Sunday, July 4, 2010

Coming Up - California's Second Lost Decade of the Century

Is The Great California Slump so systemic that it will become regarded as the two years leading to California's Second Lost Decade?

At one time it was difficult to imagine the Golden State in a situation where economic expansion would remain flat for ten years, barely keeping pace with inflation and population growth. But measured in terms of employment - people with jobs - the numbers in 2010 are roughly the same as in 2000-2001 whether you look at the federal survey data or the actual employment reported to the State Employment Development Department. From an economic growth standpoint, the period from 2001 through 2010 was California's First Lost Decade of the 21st Century.
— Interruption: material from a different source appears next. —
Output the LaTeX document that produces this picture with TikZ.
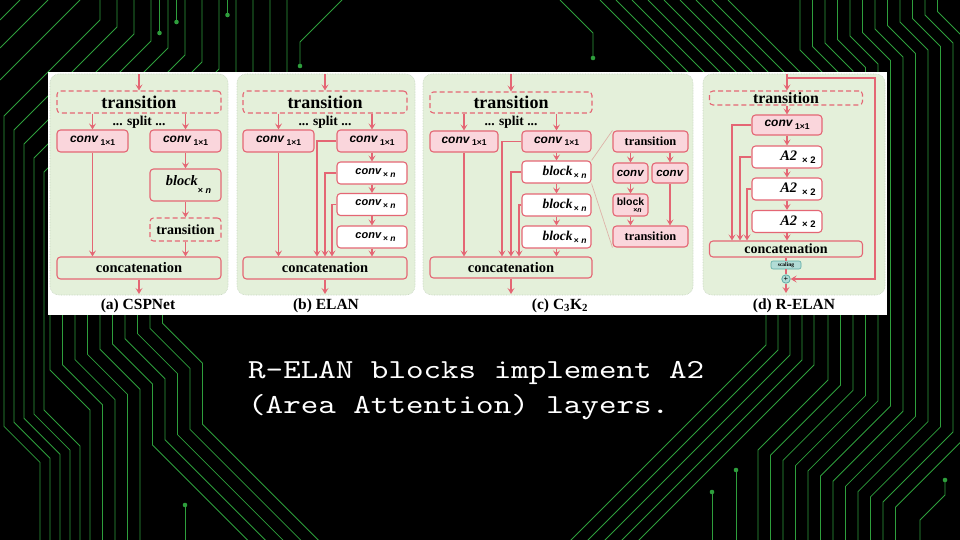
\documentclass[tikz,border=0pt]{standalone}
\usepackage{fontspec}
\setmainfont{Liberation Serif}
\setsansfont{Liberation Sans}
\newfontfamily\saymono[FakeStretch=1.215]{lmmono10-regular.otf}
\usetikzlibrary{arrows.meta}

\definecolor{trace}{RGB}{46,158,60}
\definecolor{pinkline}{RGB}{228,102,116}
\definecolor{pinkfill}{RGB}{250,214,220}
\definecolor{panelfill}{RGB}{228,240,218}
\definecolor{panelrim}{RGB}{196,212,190}
\definecolor{zoomline}{RGB}{222,178,168}
\definecolor{tealfill}{RGB}{178,220,214}
\definecolor{tealrim}{RGB}{92,170,164}

% box contents
\newcommand{\cvone}{\textsf{\textbf{\textit{conv}}}\,\raisebox{-2.5pt}{\sffamily\bfseries\fontsize{8.5}{8.5}\selectfont 1×1}}
\newcommand{\cvn}{\textsf{\textbf{\textit{conv}}}\raisebox{-3pt}{\sffamily\bfseries\fontsize{8.5}{8.5}\selectfont\,× \textit{n}}}
\newcommand{\blkn}{\textbf{\textit{block}}\raisebox{-3pt}{\sffamily\bfseries\fontsize{8.5}{8.5}\selectfont\,× \textit{n}}}
\newcommand{\atwo}{\textbf{\textit{A2}}\hspace{5pt}\raisebox{-2.5pt}{\sffamily\bfseries\fontsize{9.5}{9.5}\selectfont × 2}}

\begin{document}
\begin{tikzpicture}[x=1pt,y=-1pt,
  wire/.style={draw=trace, line width=0.8pt},
  panel/.style={fill=panelfill, draw=panelrim, densely dotted, line width=0.6pt, rounded corners=9pt},
  box/.style={draw=pinkline, line width=1.1pt, rounded corners=3.5pt, inner sep=0pt, text=black},
  pinkbox/.style={box, fill=pinkfill},
  whitebox/.style={box, fill=white},
  dashbox/.style={box, dash pattern=on 5pt off 3pt},
  link/.style={draw=pinkline, line width=1.1pt},
  arr/.style={link, -{Stealth[length=6pt,width=7pt,inset=2.5pt]}},
  tbig/.style={font=\fontsize{18}{18}\selectfont\bfseries},
  tmid/.style={font=\fontsize{14.5}{14.5}\selectfont\bfseries},
  tsm/.style={font=\fontsize{13.5}{13.5}\selectfont\bfseries},
  fcv/.style={font=\fontsize{12}{12}\selectfont},
  fcn/.style={font=\fontsize{11}{11}\selectfont},
  fblk/.style={font=\fontsize{13.5}{13.5}\selectfont},
  capt/.style={font=\fontsize{15.5}{15.5}\selectfont\bfseries, text=black},
  say/.style={anchor=base west, text=white, inner sep=0pt, font=\saymono\fontsize{27.5}{35}\selectfont}
]
% ---------- background ----------
\fill[black] (0,0) rectangle (960,540);
\useasboundingbox (0,0) rectangle (960,540);

% ---------- circuit traces ----------
% top-left corner
\draw[wire] (80,0) -- (0,80);
\draw[wire] (48,0) -- (0,48);
\draw[wire] (20,0) -- (0,20);
% drops from the top edge bending down-left, running down the left edge
\foreach \i in {0,...,4} {
  \draw[wire] ({100+17*\i},0) -- ({100+17*\i},{20+7*\i})
     -- ({4+10*\i},{116+14*\i}) -- ({4+10*\i},{410+4.1*(4-\i)})
     -- ++(36,36) -- ({40+10*\i},540);
}
\foreach \i in {5,...,11} {
  \draw[wire] ({100+17*\i},0) -- ({100+17*\i},{20+7*\i})
     -- ({50+12.5*(\i-5)},{20+7*\i+100+17*\i-50-12.5*(\i-5)})
     -- ({50+12.5*(\i-5)},312);
}
\foreach \x/\y in {159.5/33, 176.5/22, 227.5/15} {
  \draw[wire] (\x,0) -- (\x,\y);
  \fill[trace] (\x,\y) circle (2.3pt);
}
\draw[wire] (342,0) -- (300,42) -- (300,66);
\fill[trace] (300,66) circle (2.3pt);
% lower-left bus
\foreach \i in {0,...,4} {
  \draw[wire] ({50+12.5*\i},310) -- ({50+12.5*\i},{370-5.2*\i}) -- ++(40,40) -- ({90+12.5*\i},540);
}
\foreach \i in {5,...,9} {
  \draw[wire] ({50+12.5*\i},310) -- ({50+12.5*\i},{370-5.2*\i}) -- ++(40,40)
     -- ({90+12.5*\i},{445-5.2*(\i-5)}) -- ++(150,150);
}
\draw[wire] (185,505) -- (185,540);
\fill[trace] (185,505) circle (2.3pt);
% top-right diagonals
\draw[wire] (560,0) -- (593,33) -- (593,58);
\fill[trace] (593,58) circle (2.3pt);
\foreach \i in {0,...,8} {
  \draw[wire] ({600+16*\i},0) -- ++(140,140);
}
% right-hand bus
\foreach \i in {0,...,11} {
  \draw[wire] ({800+12.5*\i},0) -- ({800+12.5*\i},{50-3.5*\i}) -- ++(28,28)
     -- ({828+12.5*\i},{380+5.2*\i}) -- ++(-70,70) -- ({758+12.5*\i},540);
}
\foreach \i in {0,...,4} {
  \draw[wire] ({766+12*\i},310) -- ({766+12*\i},{345+5*\i}) -- ++(-220,220);
}
\draw[wire] (945,480) -- (945,495) -- (920,520) -- (920,540);
\fill[trace] (945,480) circle (2.3pt);
\draw[wire] (712,492) -- (712,540);
\fill[trace] (712,492) circle (2.3pt);
\draw[wire] (736,470) -- (736,540);
\fill[trace] (736,470) circle (2.3pt);

% ---------- figure card ----------
\fill[white] (48,72) rectangle (887,315);
\draw[panel] (50,74) rectangle (228,295);
\draw[panel] (237,74) rectangle (415,295);
\draw[panel] (423,74) rectangle (693,295);
\draw[panel] (703,74) rectangle (885,295);

% ---------- (a) CSPNet ----------
\node[dashbox, minimum width=164pt, minimum height=22pt, tbig] (ta) at (139,102) {transition};
\node[tsm] (spa) at (139,122.5) {... split ...};
\node[pinkbox, minimum width=71pt, minimum height=22pt, fcv] (ca1) at (92.5,141) {\cvone};
\node[pinkbox, minimum width=71pt, minimum height=22pt, fcv] (ca2) at (185.5,141) {\cvone};
\node[box, minimum width=71pt, minimum height=32pt, font=\fontsize{14.4}{14.4}\selectfont] (ba) at (185.5,185)
  {\hspace*{6pt}\textbf{\textit{block}}\raisebox{-8pt}{\sffamily\bfseries\fontsize{9}{9}\selectfont × \textit{n}}};
\node[dashbox, minimum width=71pt, minimum height=23pt, font=\fontsize{14}{14}\selectfont\bfseries] (ta2) at (185.5,229.5) {transition};
\node[box, minimum width=164pt, minimum height=22pt, tmid] (cca) at (139,268) {concatenation};
\coordinate (ina) at (139,74);
\coordinate (outa) at (139,294);
\draw[arr] (ina) -- (ta.north);
\draw[arr] (ta.south -| ca1) -- (ca1.north);
\draw[arr] (ta.south -| ca2) -- (ca2.north);
\draw[arr] (ca1.south) -- (ca1 |- cca.north);
\draw[arr] (ca2.south) -- (ba.north);
\draw[arr] (ba.south) -- (ta2.north);
\draw[arr] (ta2.south) -- (ta2 |- cca.north);
\draw[arr] (cca.south) -- (outa);
\node[capt] (la) at (138,306) {(a) CSPNet};

% ---------- (b) ELAN ----------
\node[dashbox, minimum width=164pt, minimum height=22pt, tbig] (tb) at (325,102) {transition};
\node[tsm] (spb) at (325,122.5) {... split ...};
\node[pinkbox, minimum width=71pt, minimum height=22pt, fcv] (cb1) at (278.5,141) {\cvone};
\node[pinkbox, minimum width=70pt, minimum height=22pt, fcv] (cb2) at (372,141) {\cvone};
\node[whitebox, minimum width=70pt, minimum height=22pt, fcn] (nb1) at (372,173) {\hspace*{7pt}\cvn};
\node[whitebox, minimum width=70pt, minimum height=22pt, fcn] (nb2) at (372,204.5) {\hspace*{7pt}\cvn};
\node[whitebox, minimum width=70pt, minimum height=22pt, fcn] (nb3) at (372,237) {\hspace*{7pt}\cvn};
\node[box, minimum width=164pt, minimum height=22pt, tmid] (ccb) at (325,268) {concatenation};
\coordinate (inb) at (325,74);
\coordinate (outb) at (325,294);
\draw[arr] (inb) -- (tb.north);
\draw[arr] (tb.south -| cb1) -- (cb1.north);
\draw[arr] (tb.south -| cb2) -- (cb2.north);
\draw[arr] (cb1.south) -- (cb1 |- ccb.north);
\draw[arr] (cb2.south) -- (nb1.north);
\draw[arr] (nb1.south) -- (nb2.north);
\draw[arr] (nb2.south) -- (nb3.north);
\draw[arr] (nb3.south) -- (nb3 |- ccb.north);
\draw[arr] (cb2.west) -| ([xshift=-8pt]ccb.north);
\draw[arr] (nb1.west) -| (ccb.north);
\draw[arr] (nb2.west) -| ([xshift=7pt]ccb.north);
\draw[arr] (ccb.south) -- (outb);
\node[capt] (lb) at (326,306) {(b) ELAN};

% ---------- (c) C3K2 ----------
\node[dashbox, minimum width=162pt, minimum height=21pt, tbig] (tc) at (511,102.5) {transition};
\node[tsm] (spc) at (511,122.5) {... split ...};
\node[pinkbox, minimum width=68pt, minimum height=21pt, fcv] (cc1) at (464,141.5) {\cvone};
\node[pinkbox, minimum width=69pt, minimum height=21pt, fcv] (cc2) at (556.5,141.5) {\cvone};
\node[whitebox, minimum width=69pt, minimum height=22pt, fblk] (bc1) at (556.5,172) {\hspace*{16pt}\blkn};
\node[whitebox, minimum width=69pt, minimum height=22pt, fblk] (bc2) at (556.5,205) {\hspace*{16pt}\blkn};
\node[whitebox, minimum width=69pt, minimum height=22pt, fblk] (bc3) at (556.5,237) {\hspace*{16pt}\blkn};
\node[box, minimum width=162pt, minimum height=21pt, tmid] (ccc) at (511,267.5) {concatenation};
\coordinate (inc) at (511,74);
\coordinate (outc) at (511,294);
\draw[arr] (inc) -- (tc.north);
\draw[arr] (tc.south -| cc1) -- (cc1.north);
\draw[arr] (tc.south -| cc2) -- (cc2.north);
\draw[arr] (cc1.south) -- (cc1 |- ccc.north);
\draw[arr] (cc2.south) -- (bc1.north);
\draw[arr] (bc1.south) -- (bc2.north);
\draw[arr] (bc2.south) -- (bc3.north);
\draw[arr] (bc3.south) -- (bc3 |- ccc.north);
\draw[arr] (cc2.west) -| ([xshift=-9pt]ccc.north);
\draw[arr] (bc1.west) -| (ccc.north);
\draw[arr] (bc2.west) -| ([xshift=8pt]ccc.north);
\draw[arr] (ccc.south) -- (outc);
% inside of one block
\node[pinkbox, minimum width=75pt, minimum height=21pt, font=\fontsize{12.4}{12.4}\selectfont\bfseries] (dtt) at (650.5,141.5) {transition};
\node[pinkbox, minimum width=35pt, minimum height=20pt, font=\fontsize{11.5}{11.5}\selectfont] (dcl) at (630.5,173) {\textsf{\textbf{\textit{conv}}}};
\node[pinkbox, minimum width=36pt, minimum height=20pt, font=\fontsize{11.5}{11.5}\selectfont] (dcr) at (670,173) {\textsf{\textbf{\textit{conv}}}};
\node[pinkbox, minimum width=35pt, minimum height=22pt, align=center, font=\fontsize{10.5}{10.5}\selectfont] (dbl) at (630.5,205)
  {\textsf{\textbf{block}}\\[-3pt]\hspace*{14pt}{\sffamily\bfseries\fontsize{7}{7}\selectfont ×\textit{n}}};
\node[pinkbox, minimum width=75pt, minimum height=21pt, font=\fontsize{12.4}{12.4}\selectfont\bfseries] (dtb) at (650.5,236.5) {transition};
\draw[arr] (dtt.south -| dcl) -- (dcl.north);
\draw[arr] (dtt.south -| dcr) -- (dcr.north);
\draw[arr] (dcl.south) -- (dbl.north);
\draw[arr] (dbl.south) -- (dbl |- dtb.north);
\draw[arr] (dcr.south) -- (dcr |- dtb.north);
\draw[zoomline, line width=0.7pt] (bc1.north east) -- (dtt.north west);
\draw[zoomline, line width=0.7pt] (bc1.south east) -- (dtb.south west);
\node[capt] (lc) at (560,306) {(c) C\textsubscript{3}K\textsubscript{2}};

% ---------- (d) R-ELAN ----------
\node[dashbox, minimum width=153pt, minimum height=14pt, font=\fontsize{15.8}{15.8}\selectfont\bfseries] (td) at (786,98) {transition};
\node[pinkbox, minimum width=70pt, minimum height=20pt, fcv] (cd) at (787,125) {\cvone};
\node[whitebox, minimum width=70pt, minimum height=22pt, font=\fontsize{14.5}{14.5}\selectfont] (ad1) at (787,157) {\hspace*{22pt}\atwo};
\node[whitebox, minimum width=70pt, minimum height=22pt, font=\fontsize{14.5}{14.5}\selectfont] (ad2) at (787,189) {\hspace*{22pt}\atwo};
\node[whitebox, minimum width=70pt, minimum height=22pt, font=\fontsize{14.5}{14.5}\selectfont] (ad3) at (787,221.5) {\hspace*{22pt}\atwo};
\node[box, minimum width=153pt, minimum height=16pt, font=\fontsize{14}{14}\selectfont\bfseries] (ccd) at (786,249) {concatenation};
\node[draw=tealrim, fill=tealfill, line width=0.6pt, rounded corners=2pt, minimum width=30pt, minimum height=8pt, inner sep=0pt,
      font=\fontsize{5.5}{5.5}\selectfont\bfseries] (sc) at (786,265) {scaling};
\node[circle, draw=tealrim, fill=tealfill, line width=0.8pt, minimum size=8.5pt, inner sep=0pt,
      font=\fontsize{8}{8}\selectfont\bfseries] (pl) at (786,279) {+};
\coordinate (ind) at (787,74);
\coordinate (rtop) at (875,78);
\coordinate (outd) at (786,293);
\draw[arr] (ind) -- (ind |- td.north);
\draw[arr] (ind |- rtop) -- (rtop) |- (pl.east);
\draw[arr] (cd |- td.south) -- (cd.north);
\draw[arr] (cd.south) -- (ad1.north);
\draw[arr] (ad1.south) -- (ad2.north);
\draw[arr] (ad2.south) -- (ad3.north);
\draw[arr] (ad3.south) -- (ad3 |- ccd.north);
\draw[arr] (cd.west) -| ([xshift=-54pt]ccd.north);
\draw[arr] (ad1.west) -| ([xshift=-46pt]ccd.north);
\draw[arr] (ad2.west) -| ([xshift=-39pt]ccd.north);
\draw[link] (ccd.south) -- (sc.north);
\draw[link] (sc.south) -- (pl.north);
\draw[arr] (pl.south) -- (outd);
\node[capt] (ld) at (794,306) {(d) R-ELAN};

% ---------- remark ----------
\node[say] (say1) at (248,378) {R-ELAN blocks implement A2};
\node[say] (say2) at (248,413) {(Area Attention) layers.};
\end{tikzpicture}
\end{document}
Right now it is difficult to project a recovery scenario in the next 10 years - 2011 to 2020 -where the California economy not only recovers the 1.2 million jobs lost since November 2007 but adds 2.5 million additional jobs to employ the expected growth in the workforce.

That would require adding 30,000 new jobs a month. That's never happened. In the best years of the last decade, 2005 and 2006, we produced 20,000 new jobs a month and much of that was the result of an asset valuation bubble.

All indications are that The Great California Slump is ensconced deeply into the fabric of the economy. And example is bankruptcy filings:

The year 2005 is a record year because Congress changed the rules effective 2006 - anyone who might need to file for bankruptcy filed that year. While nationally, bankruptcy filings climbed last year, in California the skyrocketed exceeding 2005 by 25%. That is partly because the asset valuation bubble affected Californians more significantly than other parts of the nation.

While people recover from bankruptcy, frequently their confidence doesn't recover, particularly when it was in conjunction with the loss of a home due to foreclosure all due to extended unemployment.

Complicating the situation, Congress is allowing the "safety net" to slip Also, a State budget proposal for the 2010-11 fiscal year that began July 1 is not before either house of the State Legislature. The Gubernator wants some state employees paid minimum wage (those whose unions have not accepted his last-best-final offer for wages and benefits) until a budget has been adopted, a move he thinks will put pressure on the Legislature.

No real incentive exists for legislators to adopt a budget before Election Day November 2. If the State Government continues on without any of drastic measures such as minimum wage, with just a little juggling of expenditures the State may not even have to issue IOU's before then. And there is nothing positive a legislator running for reelection can derive from voting for a balanced budget this year.

In the meantime, local governments and schools continue to reduce staffing and expenditures. That loss of cash flowing into the state's economy will slowly offset any economic gains that might occur. Once the new Legislature and new Governor take a hard look after November, they will be forced to make substantial cuts in "safety net" programs and education, or increase taxes substantially, or some combination of both. That also slowly will offset any economic gains that might occur.

Just as that is occurring, the recent housing sales slump will tamp down any gains in asset value recently made by homeowners and cause employment in construction to remain depressed.

The irony is that after Proposition 13 passed had Jerry and Willie Brown and their successors maintained, the "obscene surplus" (as described by Howard Jarvis) within the State coffers, when a slump like 2008-09 hit, the State could have maintained the safety net and stimulated the economy instead of becoming a drag on it.

But then again, if the Bush Administration had kept in place policies that reduced the deficit then the federal government could have been more effective in 2008-09 also.

Of course, there would not have been enough money flowing in California's private sector economy to support the dot-com bubble and the home mortgage bubble. The former, however, did contribute to some modest economic growth. (Moving retail sales from your local stores to eBay and Amazon contributed nothing real, but other elements have established long-term positive trends.) The home mortgage bubble was a simple ponzi scheme where people were enticed to "buy in cheap" for a return on investment that was never possible.

Without some "asset value bubble" between now and 2020, significant employment growth will not be possible. But any "bubble" growth will be artificial and likely collapse back to near-2000 levels - meaning California will have a Second Lost Decade.